Scoped threads solve this with a lifetime guarantee: all spawned threads must complete before the scope exits. This lets you borrow stack data directly.
use crossbeam_utils::thread;
fn parallel_array_processing() {
let mut data = vec![1u64; 1_000_000];
let chunk_size = data.len() / 4;
// No Arc needed - scope guarantees threads complete before data is dropped
thread::scope(|s| {
for chunk in data.chunks_mut(chunk_size) {
s.spawn(move |_| {
for item in chunk.iter_mut() {
*item = item.wrapping_mul(7).wrapping_add(3);
}
});
}
}).unwrap();
println!("First 5 results: {:?}", &data[..5]);
}
Utilities: Parker, ShardedLock, and WaitGroup
Crossbeam includes utilities for common synchronization patterns.
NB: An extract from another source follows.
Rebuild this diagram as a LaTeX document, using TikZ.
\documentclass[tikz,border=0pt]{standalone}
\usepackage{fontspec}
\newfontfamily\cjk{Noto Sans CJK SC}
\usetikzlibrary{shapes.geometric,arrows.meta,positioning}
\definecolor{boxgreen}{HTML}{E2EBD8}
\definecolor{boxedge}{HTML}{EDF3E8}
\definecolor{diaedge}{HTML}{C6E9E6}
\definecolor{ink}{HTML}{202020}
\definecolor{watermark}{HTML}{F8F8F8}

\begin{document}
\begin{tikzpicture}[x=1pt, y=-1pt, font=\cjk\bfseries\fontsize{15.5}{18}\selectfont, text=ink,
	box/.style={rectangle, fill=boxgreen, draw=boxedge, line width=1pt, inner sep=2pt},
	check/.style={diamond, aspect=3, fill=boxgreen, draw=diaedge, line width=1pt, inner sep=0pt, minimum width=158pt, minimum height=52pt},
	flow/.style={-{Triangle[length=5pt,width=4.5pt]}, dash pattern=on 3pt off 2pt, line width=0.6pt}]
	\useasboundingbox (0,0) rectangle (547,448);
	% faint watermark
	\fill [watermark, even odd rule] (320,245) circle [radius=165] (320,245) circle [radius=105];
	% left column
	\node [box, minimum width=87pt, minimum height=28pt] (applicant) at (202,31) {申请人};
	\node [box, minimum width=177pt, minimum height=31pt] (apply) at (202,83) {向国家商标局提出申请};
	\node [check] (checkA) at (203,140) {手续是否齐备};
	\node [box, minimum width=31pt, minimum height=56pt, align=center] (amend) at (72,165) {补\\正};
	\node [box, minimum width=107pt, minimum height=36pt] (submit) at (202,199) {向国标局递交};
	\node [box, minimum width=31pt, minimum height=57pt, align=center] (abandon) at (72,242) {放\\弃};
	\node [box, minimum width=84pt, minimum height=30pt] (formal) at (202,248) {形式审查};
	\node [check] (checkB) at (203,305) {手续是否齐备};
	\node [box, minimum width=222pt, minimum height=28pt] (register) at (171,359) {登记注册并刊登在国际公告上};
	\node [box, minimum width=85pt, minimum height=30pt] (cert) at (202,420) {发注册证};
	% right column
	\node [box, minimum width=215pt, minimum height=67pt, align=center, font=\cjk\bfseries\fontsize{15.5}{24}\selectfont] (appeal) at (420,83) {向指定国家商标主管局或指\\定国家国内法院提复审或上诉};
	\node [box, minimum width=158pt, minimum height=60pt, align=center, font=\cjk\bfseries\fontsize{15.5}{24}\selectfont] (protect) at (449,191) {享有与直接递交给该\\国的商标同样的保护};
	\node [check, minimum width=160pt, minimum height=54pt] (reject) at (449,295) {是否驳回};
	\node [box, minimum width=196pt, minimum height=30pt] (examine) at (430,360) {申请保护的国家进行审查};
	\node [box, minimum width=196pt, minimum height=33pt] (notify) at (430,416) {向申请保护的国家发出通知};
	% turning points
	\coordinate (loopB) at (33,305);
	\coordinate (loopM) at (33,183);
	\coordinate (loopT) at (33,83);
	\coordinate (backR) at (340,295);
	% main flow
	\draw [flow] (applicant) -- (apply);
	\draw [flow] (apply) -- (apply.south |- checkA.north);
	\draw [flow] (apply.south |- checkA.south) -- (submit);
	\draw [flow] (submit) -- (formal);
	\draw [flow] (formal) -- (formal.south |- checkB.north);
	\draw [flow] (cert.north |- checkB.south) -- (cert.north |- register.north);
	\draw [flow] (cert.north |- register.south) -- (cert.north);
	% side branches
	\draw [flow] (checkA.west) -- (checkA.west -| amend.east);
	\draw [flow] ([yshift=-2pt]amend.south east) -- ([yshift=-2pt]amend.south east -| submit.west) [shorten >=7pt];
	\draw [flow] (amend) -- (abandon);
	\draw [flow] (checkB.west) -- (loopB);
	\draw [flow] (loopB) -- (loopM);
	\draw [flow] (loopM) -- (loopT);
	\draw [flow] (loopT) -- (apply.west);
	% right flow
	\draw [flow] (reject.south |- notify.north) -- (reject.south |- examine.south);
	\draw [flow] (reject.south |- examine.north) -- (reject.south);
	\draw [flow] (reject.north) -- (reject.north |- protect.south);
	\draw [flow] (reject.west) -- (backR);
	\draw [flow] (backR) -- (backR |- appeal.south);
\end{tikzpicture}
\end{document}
WaitGroup coordinates thread groups, similar to Go’s sync.WaitGroup. It’s cleaner than manually joining threads when you don’t need return values.
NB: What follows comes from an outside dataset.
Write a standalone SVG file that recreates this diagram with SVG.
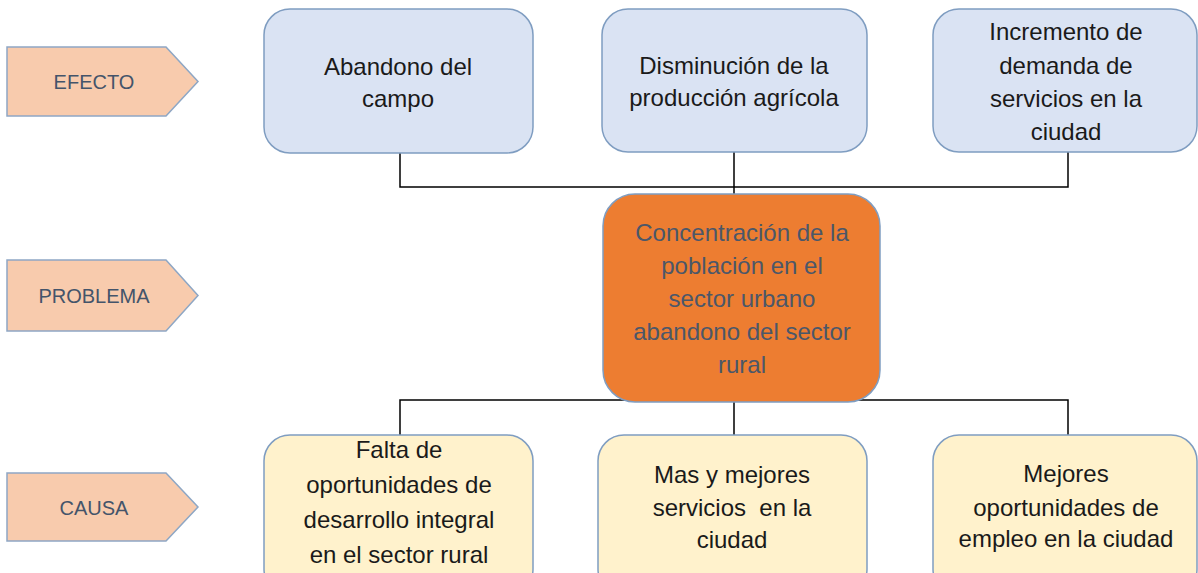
<svg xmlns="http://www.w3.org/2000/svg" width="1198" height="573" viewBox="0 0 1198 573">
<style>
.lbl{fill:#f8cbad;stroke:#8ea7c5;stroke-width:1.5}
.lt{font-family:"Liberation Sans",Arial,sans-serif;font-size:20px;fill:#44546a;text-anchor:middle}
.eff{fill:#dae3f3;stroke:#7f9dc1;stroke-width:1.5}
.cau{fill:#fff2cc;stroke:#7f9dc1;stroke-width:1.5}
.prob{fill:#ed7d31;stroke:#7f9dc1;stroke-width:1.5}
.t{font-family:"Liberation Sans",Arial,sans-serif;font-size:24px;fill:#1a1a1a;text-anchor:middle}
.tp{font-family:"Liberation Sans",Arial,sans-serif;font-size:24px;fill:#4b5769;text-anchor:middle}
.con{fill:none;stroke:#000;stroke-width:1.5}
</style>
<rect width="1198" height="573" fill="#fff"/>
<g id="connectors">
<path class="con" d="M400,153 V187 H1068 V152 M734,152 V195"/>
<path class="con" d="M400,435 V400 H1068 V435 M734,400 V435"/>
</g>
<g id="label-efecto">
<polygon class="lbl" points="7,47 166,47 198,81.5 166,116 7,116"/>
<text class="lt" x="94" y="89">EFECTO</text>
</g>
<g id="label-problema">
<polygon class="lbl" points="7,260 166,260 198,295.5 166,331 7,331"/>
<text class="lt" x="94" y="303">PROBLEMA</text>
</g>
<g id="label-causa">
<polygon class="lbl" points="7,473 166,473 198,507 166,541 7,541"/>
<text class="lt" x="94" y="515">CAUSA</text>
</g>
<g id="efecto1">
<rect class="eff" x="264" y="9" width="269" height="144" rx="26"/>
<text class="t" x="398" y="75">Abandono del</text>
<text class="t" x="398" y="107">campo</text>
</g>
<g id="efecto2">
<rect class="eff" x="602" y="9" width="265" height="143" rx="26"/>
<text class="t" x="734" y="74">Disminución de la</text>
<text class="t" x="734" y="106">producción agrícola</text>
</g>
<g id="efecto3">
<rect class="eff" x="933" y="9" width="264" height="143" rx="26"/>
<text class="t" x="1066" y="40">Incremento de</text>
<text class="t" x="1066" y="74">demanda de</text>
<text class="t" x="1066" y="107">servicios en la</text>
<text class="t" x="1066" y="140">ciudad</text>
</g>
<g id="problema">
<rect class="prob" x="603" y="194" width="277" height="208" rx="32"/>
<text class="tp" x="742" y="241">Concentración de la</text>
<text class="tp" x="742" y="274">población en el</text>
<text class="tp" x="742" y="307">sector urbano</text>
<text class="tp" x="742" y="340">abandono del sector</text>
<text class="tp" x="742" y="373">rural</text>
</g>
<g id="causa1">
<rect class="cau" x="264" y="435" width="269" height="160" rx="26"/>
<text class="t" x="399" y="458">Falta de</text>
<text class="t" x="399" y="493">oportunidades de</text>
<text class="t" x="399" y="528">desarrollo integral</text>
<text class="t" x="399" y="563">en el sector rural</text>
</g>
<g id="causa2">
<rect class="cau" x="598" y="435" width="269" height="160" rx="26"/>
<text class="t" x="732" y="483">Mas y mejores</text>
<text class="t" x="732" y="516">servicios&#160; en la</text>
<text class="t" x="732" y="548">ciudad</text>
</g>
<g id="causa3">
<rect class="cau" x="933" y="435" width="264" height="160" rx="26"/>
<text class="t" x="1066" y="482">Mejores</text>
<text class="t" x="1066" y="516">oportunidades de</text>
<text class="t" x="1066" y="547">empleo en la ciudad</text>
</g>
</svg>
ShardedLock optimizes for read-heavy workloads by sharding the lock across CPU cores, reducing contention on the reader path.
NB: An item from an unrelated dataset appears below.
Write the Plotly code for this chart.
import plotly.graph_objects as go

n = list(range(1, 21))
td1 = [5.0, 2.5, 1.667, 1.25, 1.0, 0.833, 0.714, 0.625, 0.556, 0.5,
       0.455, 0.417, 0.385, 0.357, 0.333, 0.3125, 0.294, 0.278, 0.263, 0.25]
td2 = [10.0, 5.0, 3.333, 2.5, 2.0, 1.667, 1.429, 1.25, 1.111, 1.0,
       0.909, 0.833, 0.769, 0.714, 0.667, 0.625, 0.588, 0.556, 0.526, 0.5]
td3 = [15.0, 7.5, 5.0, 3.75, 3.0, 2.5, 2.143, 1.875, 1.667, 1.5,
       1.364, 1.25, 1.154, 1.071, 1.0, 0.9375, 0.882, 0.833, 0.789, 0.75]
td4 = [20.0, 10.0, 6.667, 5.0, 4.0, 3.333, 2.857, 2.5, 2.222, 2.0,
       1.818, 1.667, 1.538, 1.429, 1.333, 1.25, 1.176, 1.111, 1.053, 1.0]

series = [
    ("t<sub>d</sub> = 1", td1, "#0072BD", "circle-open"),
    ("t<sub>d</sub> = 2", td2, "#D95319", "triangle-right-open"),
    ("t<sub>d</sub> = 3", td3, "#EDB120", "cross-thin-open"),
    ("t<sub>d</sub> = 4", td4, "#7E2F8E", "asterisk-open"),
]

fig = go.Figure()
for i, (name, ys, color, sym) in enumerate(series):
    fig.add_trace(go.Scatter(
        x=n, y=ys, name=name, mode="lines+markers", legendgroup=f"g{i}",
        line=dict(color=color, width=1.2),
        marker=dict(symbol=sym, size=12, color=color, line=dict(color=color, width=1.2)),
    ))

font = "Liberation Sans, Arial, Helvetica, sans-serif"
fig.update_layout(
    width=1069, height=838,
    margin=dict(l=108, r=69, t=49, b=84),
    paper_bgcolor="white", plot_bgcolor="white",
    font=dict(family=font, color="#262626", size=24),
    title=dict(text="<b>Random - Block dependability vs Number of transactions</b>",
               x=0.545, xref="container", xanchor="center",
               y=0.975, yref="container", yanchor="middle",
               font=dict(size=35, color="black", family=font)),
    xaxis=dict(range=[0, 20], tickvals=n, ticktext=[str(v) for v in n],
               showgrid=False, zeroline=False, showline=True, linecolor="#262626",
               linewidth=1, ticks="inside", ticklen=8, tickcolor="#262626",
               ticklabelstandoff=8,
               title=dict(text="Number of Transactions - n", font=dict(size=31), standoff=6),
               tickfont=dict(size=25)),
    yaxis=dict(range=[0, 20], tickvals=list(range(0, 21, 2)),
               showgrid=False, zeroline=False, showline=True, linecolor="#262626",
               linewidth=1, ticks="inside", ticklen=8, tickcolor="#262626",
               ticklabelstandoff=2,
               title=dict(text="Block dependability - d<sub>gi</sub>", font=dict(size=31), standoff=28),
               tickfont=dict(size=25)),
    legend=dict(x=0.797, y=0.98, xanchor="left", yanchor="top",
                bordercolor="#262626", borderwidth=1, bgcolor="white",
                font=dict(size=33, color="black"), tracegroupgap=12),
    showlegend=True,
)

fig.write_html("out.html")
use crossbeam_utils::sync::WaitGroup;
use std::sync::atomic::{AtomicU64, Ordering};
use std::sync::Arc;
use std::thread;
fn phased_computation() {
let shared_state = Arc::new(AtomicU64::new(0));
for phase in 0..3 {
let wg = WaitGroup::new();
for worker_id in 0..4 {
let wg = wg.clone();
let state = Arc::clone(&shared_state);
thread::spawn(move || {
// Simulate phase work
let contribution = (phase * 10 + worker_id) as u64;
state.fetch_add(contribution, Ordering::Relaxed);
println!("Phase {} Worker {} complete", phase, worker_id);
drop(wg); // Signal completion
});
}
wg.wait(); // Block until all workers finish this phase
println!(
"Phase {} complete. State: {}",
phase,
shared_state.load(Ordering::Relaxed)
);
}
}
Benchmarks and When to Use Crossbeam
In my benchmarks, Crossbeam channels outperform std::sync::mpsc by 2-5x under contention. The gap widens with more producers and consumers.
use std::time::Instant;
fn benchmark_channels() {
let iterations = 1_000_000;
let producers = 4;
let items_per_producer = iterations / producers;
// Crossbeam bounded channel
let start = Instant::now();
{
let (tx, rx) = crossbeam_channel::bounded::<u64>(1024);
crossbeam_utils::thread::scope(|s| {
for _ in 0..producers {
let tx = tx.clone();
s.spawn(move |_| {
for i in 0..items_per_producer {
tx.send(i as u64).unwrap();
}
});
}
drop(tx);
s.spawn(|_| {
let mut count = 0;
while rx.recv().is_ok() {
count += 1;
}
assert_eq!(count, iterations);
});
}).unwrap();
}
let crossbeam_time = start.elapsed();
// std::sync::mpsc
let start = Instant::now();
{
let (tx, rx) = std::sync::mpsc::sync_channel::<u64>(1024);
crossbeam_utils::thread::scope(|s| {
for _ in 0..producers {
let tx = tx.clone();
s.spawn(move |_| {
for i in 0..items_per_producer {
tx.send(i as u64).unwrap();
}
});
}
drop(tx);
s.spawn(|_| {
let mut count = 0;
while rx.recv().is_ok() {
count += 1;
}
assert_eq!(count, iterations);
});
}).unwrap();
}
let std_time = start.elapsed();
println!("Crossbeam: {:?}", crossbeam_time);
println!("std::mpsc: {:?}", std_time);
println!("Speedup: {:.2}x", std_time.as_nanos() as f64 / crossbeam_time.as_nanos() as f64);
}
When to use Crossbeam:
- Multiple producers or consumers on channels
- High-contention scenarios with many threads
- Work-stealing patterns
- When you need
select!across channels - Scoped threads for cleaner borrowing
When standard library suffices:
- Single-producer, single-consumer with low volume
- Simple spawn-and-join patterns
- When minimizing dependencies matters more than performance
Common pitfalls:
- Don’t use unbounded channels without understanding memory implications
- Epoch pinning has overhead—don’t hold guards across long operations
- Work-stealing shines with many small tasks, not few large ones
Crossbeam is production-ready and powers critical infrastructure at companies processing millions of messages per second. If you’re building concurrent Rust and haven’t adopted it yet, you’re leaving performance on the table.